Row-stochastic matrices can provably outperform doubly stochastic matrices in decentralized learning
Bing Liu, Boao Kong, Limin Lu, Kun Yuan, Chengcheng Zhao
TL;DR
The paper addresses decentralized learning with heterogeneous node weights by contrasting two designs: embedding weights into local losses (doubly stochastic mixing) versus embedding weights in a row-stochastic mixer. It introduces a weighted Hilbert space $L^2(\lambda;\mathbb{R}^d)$ in which the row-stochastic design exhibits self-adjointness and tighter consensus-error bounds than the non-self-adjoint doubly-stochastic case, yielding convergence guarantees that are strictly stronger than Euclidean analyses.
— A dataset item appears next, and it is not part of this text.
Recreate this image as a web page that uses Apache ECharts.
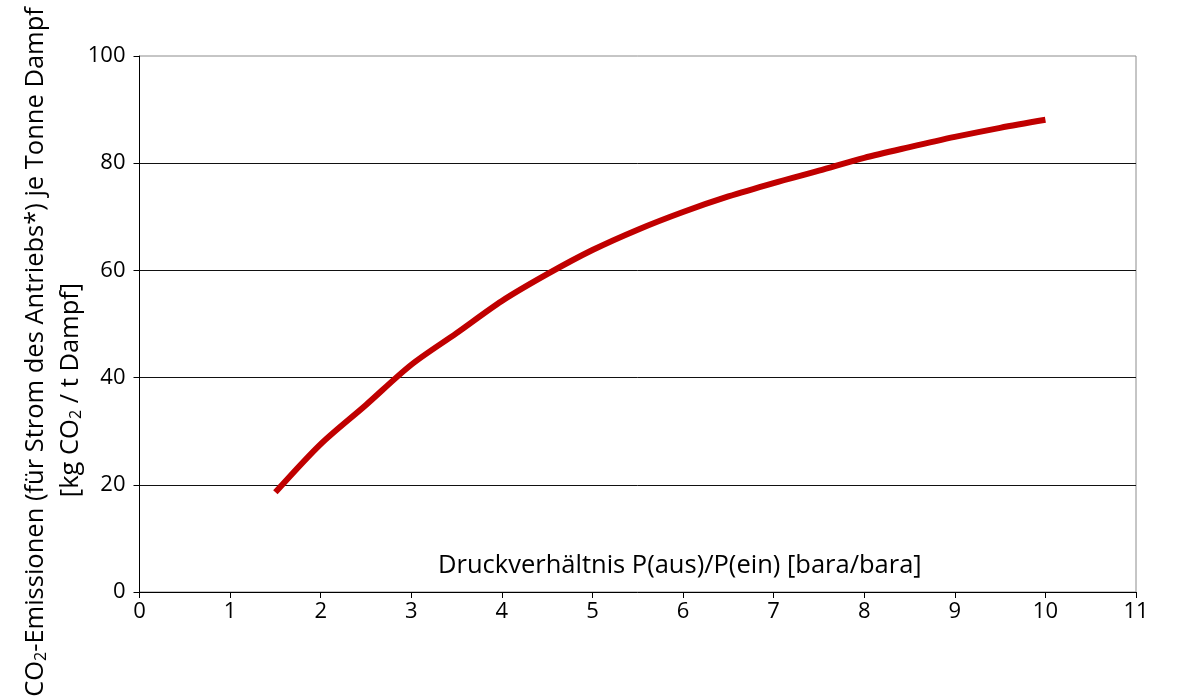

The authors derive explicit spectral-gap–dependent conditions (via Rayleigh quotients and Loewner-order comparisons) under which the row-stochastic strategy converges faster, and they translate these into topology-design guidelines, notably proposing degree-proportional to weight allocations. Experiments on synthetic Least-Squares and CIFAR-10 with ResNet-18 corroborate the theoretical findings, showing that Strategy II consistently outperforms Strategy I across topologies. Overall, the work provides a principled framework and practical topology-design rules for efficient decentralized learning with heterogeneous node contributions.
Abstract
Decentralized learning often involves a weighted global loss with heterogeneous node weights $λ$. We revisit two natural strategies for incorporating these weights: (i) embedding them into the local losses to retain a uniform weight (and thus a doubly stochastic matrix), and (ii) keeping the original losses while employing a $λ$-induced row-stochastic matrix. Although prior work shows that both strategies yield the same expected descent direction for the global loss, it remains unclear whether the Euclidean-space guarantees are tight and what fundamentally differentiates their behaviors. To clarify this, we develop a weighted Hilbert-space framework $L^2(λ;\mathbb{R}^d)$ and obtain convergence rates that are strictly tighter than those from Euclidean analysis. In this geometry, the row-stochastic matrix becomes self-adjoint whereas the doubly stochastic one does not, creating additional penalty terms that amplify consensus error, thereby slowing convergence. Consequently, the difference in convergence arises not only from spectral gaps but also from these penalty terms. We then derive sufficient conditions under which the row-stochastic design converges faster even with a smaller spectral gap. Finally, by using a Rayleigh-quotient and Loewner-order eigenvalue comparison, we further obtain topology conditions that guarantee this advantage and yield practical topology-design guidelines.